Personal Market View

Based on current price structure and sentiment:

  • Scenario 1 – Bullish breakout: A soft PCE print and muted tariff risk could push XAU/USD through $3,030–$3,057, opening a path toward $3,100–$3,150.
  • Scenario 2 – Minor pullback: If inflation surprises to the upside or the dollar rebounds off support, we could see a dip toward $2,968, with the 50-day MA ($2,875) as deeper support.
  • Scenario 3 – Sideways chop: With quarter-end rebalancing and mixed macro signals, gold may consolidate in a $2,980–$3,030 range until early April.

From a risk management standpoint, traders should be reactive, not predictive — wait for confirmation around breakout levels and monitor DXY closely alongside macro headlines.

Conclusion

Gold (XAU/USD) remains at a critical juncture, with price action hovering near the $3,000 mark amid a backdrop of macro uncertainty and technical hesitation. The next move hinges on two powerful catalysts:

  • Friday’s Core PCE inflation data, which may shift expectations around the Fed’s rate path
  • Trump’s tariff announcement, due early April, which could stoke inflation fears or spark risk aversion

Technically, gold is consolidating just below all-time highs, with traders watching the $3,030–$3,057 zone for a potential breakout — or signs of rejection.
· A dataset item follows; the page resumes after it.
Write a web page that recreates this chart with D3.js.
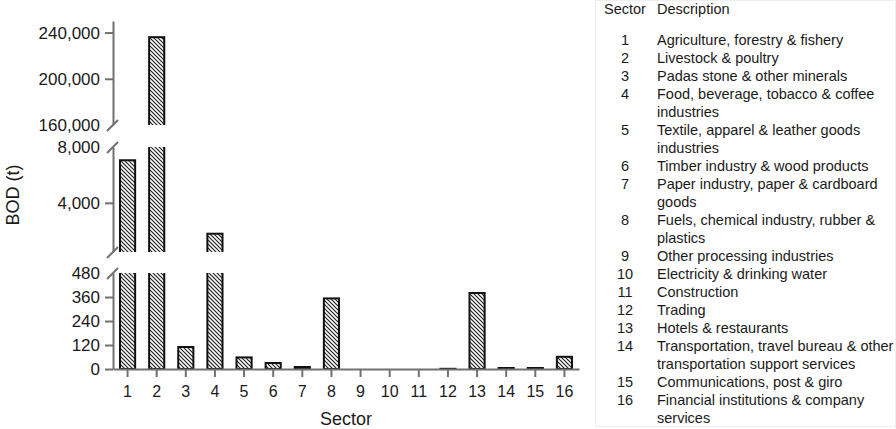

The U.S. Dollar Index (DXY) adds another layer of complexity:

  • A break below the 100–101 support zone could fuel further gains in gold
  • A dollar rebound, especially if PCE surprises to the upside, may trigger a pullback toward $2,968 or even $2,875

Key Takeaways for Traders

  • 📅 Event risk is high — stay alert around March 28 (PCE) and April 2 (Tariff Plan)
  • 📊 Watch the chart — price structure hints at consolidation, but momentum can shift quickly
  • 🧭 Let the levels lead — act on confirmation, not prediction
  • 💵 Track the DXY — gold’s next move is tightly linked to dollar direction

In an environment shaped by inflation expectations, geopolitical tension, and shifting rate bets, gold remains a key barometer of market sentiment.